-- Start of Material for the task --
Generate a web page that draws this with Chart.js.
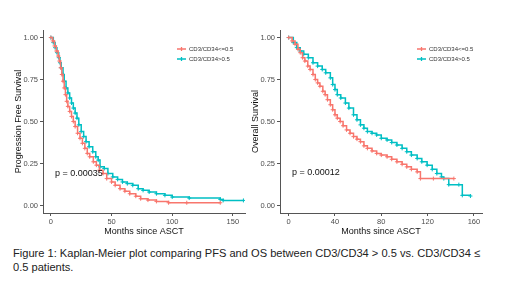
<!DOCTYPE html>
<html>
<head>
<meta charset="utf-8">
<script src="https://cdn.jsdelivr.net/npm/chart.js@4.4.1/dist/chart.umd.min.js"></script>
<style>
  body { margin: 0; background: #fff; width: 520px; height: 300px; overflow: hidden; position: relative; font-family: "Liberation Sans", Arial, sans-serif; }
  canvas { position: absolute; top: 0; }
  #pfs { left: 0; }
  #os  { left: 250px; }
  .caption { position: absolute; left: 13px; top: 246px; font-size: 11.1px; line-height: 14px; color: #222; }
</style>
</head>
<body>
<canvas id="pfs" width="250" height="240"></canvas>
<canvas id="os" width="250" height="240"></canvas>
<div class="caption">Figure 1: Kaplan-Meier plot comparing PFS and OS between CD3/CD34 &gt; 0.5 vs. CD3/CD34 ≤<br>0.5 patients.</div>

<script>
// ---- data ----
const groupLabels = ['CD3/CD34<=0.5', 'CD3/CD34>0.5'];

// PFS, CD3/CD34 <= 0.5
const pfsLowMonths = [0, 1.5, 3, 4.5, 6, 7, 8, 9, 10, 11, 12, 13, 14, 15.5, 17, 18.5, 20, 22, 24, 26, 28, 30, 32, 35, 37.5, 40, 43, 46, 50, 53, 57, 61, 65, 70, 74, 80, 87, 97, 112, 139.6];
const pfsLowSurv   = [1, 0.98, 0.95, 0.92, 0.89, 0.86, 0.82, 0.78, 0.74, 0.70, 0.66, 0.62, 0.59, 0.56, 0.53, 0.50, 0.47, 0.43, 0.40, 0.37, 0.34, 0.31, 0.29, 0.26, 0.24, 0.21, 0.19, 0.16, 0.14, 0.12, 0.10, 0.085, 0.07, 0.055, 0.04, 0.032, 0.024, 0.016, 0.016, 0.016];
// PFS, CD3/CD34 > 0.5
const pfsHighMonths = [0, 2, 3.5, 5, 6.5, 7.5, 8.5, 10, 11, 12.5, 14, 15.5, 17, 18.5, 20, 21.5, 23, 25, 27, 29, 31.5, 34.5, 37, 39, 40.5, 44, 47, 51, 55, 59, 63, 67.5, 72, 76, 81, 87, 94, 100, 114, 139.6, 142, 158.7];
const pfsHighSurv   = [1, 0.97, 0.94, 0.91, 0.88, 0.85, 0.82, 0.78, 0.74, 0.70, 0.67, 0.64, 0.61, 0.58, 0.55, 0.52, 0.48, 0.44, 0.41, 0.38, 0.35, 0.32, 0.29, 0.27, 0.23, 0.22, 0.19, 0.17, 0.155, 0.14, 0.13, 0.12, 0.10, 0.09, 0.08, 0.07, 0.06, 0.05, 0.044, 0.036, 0.03, 0.03];

// OS, CD3/CD34 <= 0.5
const osLowMonths = [0, 3, 5.5, 8, 10, 12, 14, 16.5, 18.5, 21, 23, 25, 27, 29.5, 31.5, 33.5, 36, 38, 40, 42, 44.5, 47, 50, 53, 56, 59, 62, 65, 68, 72, 76, 80, 85, 89, 93.5, 98, 102, 106, 111, 113.8, 125, 142.7];
const osLowSurv   = [1, 0.98, 0.96, 0.93, 0.91, 0.88, 0.86, 0.83, 0.81, 0.78, 0.75, 0.73, 0.71, 0.68, 0.66, 0.63, 0.60, 0.57, 0.54, 0.52, 0.50, 0.475, 0.45, 0.43, 0.41, 0.395, 0.38, 0.355, 0.34, 0.325, 0.31, 0.30, 0.29, 0.275, 0.26, 0.245, 0.23, 0.215, 0.20, 0.16, 0.16, 0.16];
// OS, CD3/CD34 > 0.5
const osHighMonths = [0, 4, 7, 10, 13, 17, 21, 25, 29, 32, 36, 38, 40, 42, 45, 49, 52, 56, 59, 62, 65, 68, 72, 76, 80, 85, 89, 93.5, 98, 102, 106, 111, 115, 119.6, 124, 128, 132, 134, 138.3, 147, 150, 157];
const osHighSurv   = [1, 0.97, 0.94, 0.92, 0.90, 0.88, 0.85, 0.83, 0.81, 0.79, 0.76, 0.72, 0.69, 0.66, 0.64, 0.61, 0.58, 0.54, 0.51, 0.48, 0.46, 0.44, 0.43, 0.42, 0.40, 0.39, 0.375, 0.36, 0.34, 0.32, 0.30, 0.28, 0.26, 0.24, 0.215, 0.19, 0.17, 0.16, 0.124, 0.124, 0.06, 0.056];

const pfsXTicks = [0, 50, 100, 150];
const osXTicks  = [0, 40, 80, 120, 160];
const survTicks = [0, 0.25, 0.5, 0.75, 1];

const RED  = '#F8766D';
const TEAL = '#00BFC4';
const colors = [RED, TEAL];

function toPoints(xs, ys) {
  return xs.map((x, i) => ({ x: x, y: ys[i] }));
}

// p-value text + small legend inside the panel
const panelText = {
  id: 'panelText',
  afterDatasetsDraw(chart, args, o) {
    const { ctx, scales: { x, y }, chartArea } = chart;
    ctx.save();
    ctx.fillStyle = '#111';
    ctx.font = '9px "Liberation Sans", Arial, sans-serif';
    ctx.textBaseline = 'middle';
    ctx.textAlign = 'left';
    ctx.fillText(o.pText, x.getPixelForValue(o.pAt[0]), y.getPixelForValue(o.pAt[1]));

    ctx.font = '6px "Liberation Sans", Arial, sans-serif';
    groupLabels.forEach((lab, i) => {
      const lx = chartArea.left + o.legendDx;
      const ly = o.legendY + i * 10;
      ctx.strokeStyle = colors[i];
      ctx.lineWidth = 1.3;
      ctx.beginPath();
      ctx.moveTo(lx, ly); ctx.lineTo(lx + 9, ly);
      ctx.moveTo(lx + 4.5, ly - 2); ctx.lineTo(lx + 4.5, ly + 2);
      ctx.stroke();
      ctx.fillStyle = '#333';
      ctx.fillText(lab, lx + 12, ly);
    });
    ctx.restore();
  }
};

function makeKM(id, cfg) {
  const tickFont = { family: '"Liberation Sans", Arial, sans-serif', size: 7.5 };
  const titleFont = { family: '"Liberation Sans", Arial, sans-serif', size: 9 };
  return new Chart(document.getElementById(id), {
    type: 'line',
    data: {
      datasets: cfg.series.map((s, i) => ({
        label: groupLabels[i],
        data: toPoints(s[0], s[1]),
        borderColor: colors[i],
        backgroundColor: colors[i],
        borderWidth: 1.5,
        stepped: true,
        pointStyle: 'cross',
        pointRadius: 2,
        pointBorderWidth: 1,
        pointBorderColor: colors[i],
      })),
    },
    options: {
      responsive: false,
      animation: false,
      layout: { padding: { top: 30, right: cfg.padRight, bottom: 0, left: 0 } },
      plugins: {
        legend: { display: false },
        tooltip: { enabled: false },
        panelText: { pText: cfg.pText, pAt: cfg.pAt, legendDx: cfg.legendDx, legendY: 49 },
      },
      scales: {
        x: {
          type: 'linear',
          min: cfg.xMin, max: cfg.xMax,
          afterBuildTicks: sc => { sc.ticks = cfg.xTicks.map(v => ({ value: v })); },
          afterFit: sc => { sc.height = 27; },
          grid: { drawOnChartArea: false, drawTicks: true, tickLength: 3, color: '#555' },
          border: { display: true, color: '#555', width: 1 },
          ticks: { font: tickFont, color: '#4d4d4d', padding: 1, maxRotation: 0 },
          title: { display: true, text: 'Months since ASCT', font: titleFont, color: '#111', padding: { top: 0, bottom: 3 } },
        },
        y: {
          min: -0.045, max: 1.045,
          afterBuildTicks: sc => { sc.ticks = survTicks.map(v => ({ value: v })); },
          afterFit: sc => { sc.width = cfg.yWidth; },
          grid: { drawOnChartArea: false, drawTicks: true, tickLength: 3, color: '#555' },
          border: { display: true, color: '#555', width: 1 },
          ticks: { font: tickFont, color: '#4d4d4d', padding: 2, callback: v => Number(v).toFixed(2) },
          title: { display: true, text: cfg.yTitle, font: titleFont, color: '#111', padding: { top: cfg.yTitlePad, bottom: 0 } },
        },
      },
    },
    plugins: [panelText],
  });
}

makeKM('pfs', {
  series: [[pfsLowMonths, pfsLowSurv], [pfsHighMonths, pfsHighSurv]],
  xMin: -6.5, xMax: 160, xTicks: pfsXTicks,
  yTitle: 'Progression Free Survival', yWidth: 43, yTitlePad: 13, padRight: 4,
  pText: 'p = 0.00035', pAt: [3.3, 0.19], legendDx: 134,
});

makeKM('os', {
  series: [[osLowMonths, osLowSurv], [osHighMonths, osHighSurv]],
  xMin: -7.5, xMax: 167, xTicks: osXTicks,
  yTitle: 'Overall Survival', yWidth: 30, yTitlePad: 0, padRight: 18,
  pText: 'p = 0.00012', pAt: [2.9, 0.195], legendDx: 137,
});
</script>
</body>
</html>
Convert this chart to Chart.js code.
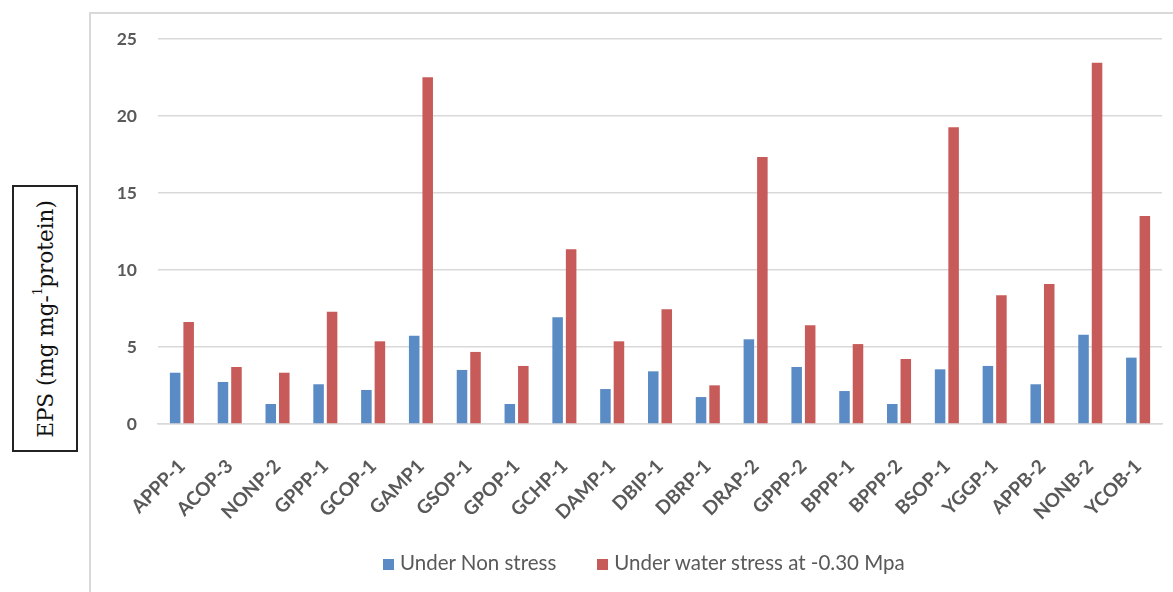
-- End of Material for the task --
**What you need to do**. Go over the records above and tally each line that includes "this". Give the total by itself.

**Solution**. 2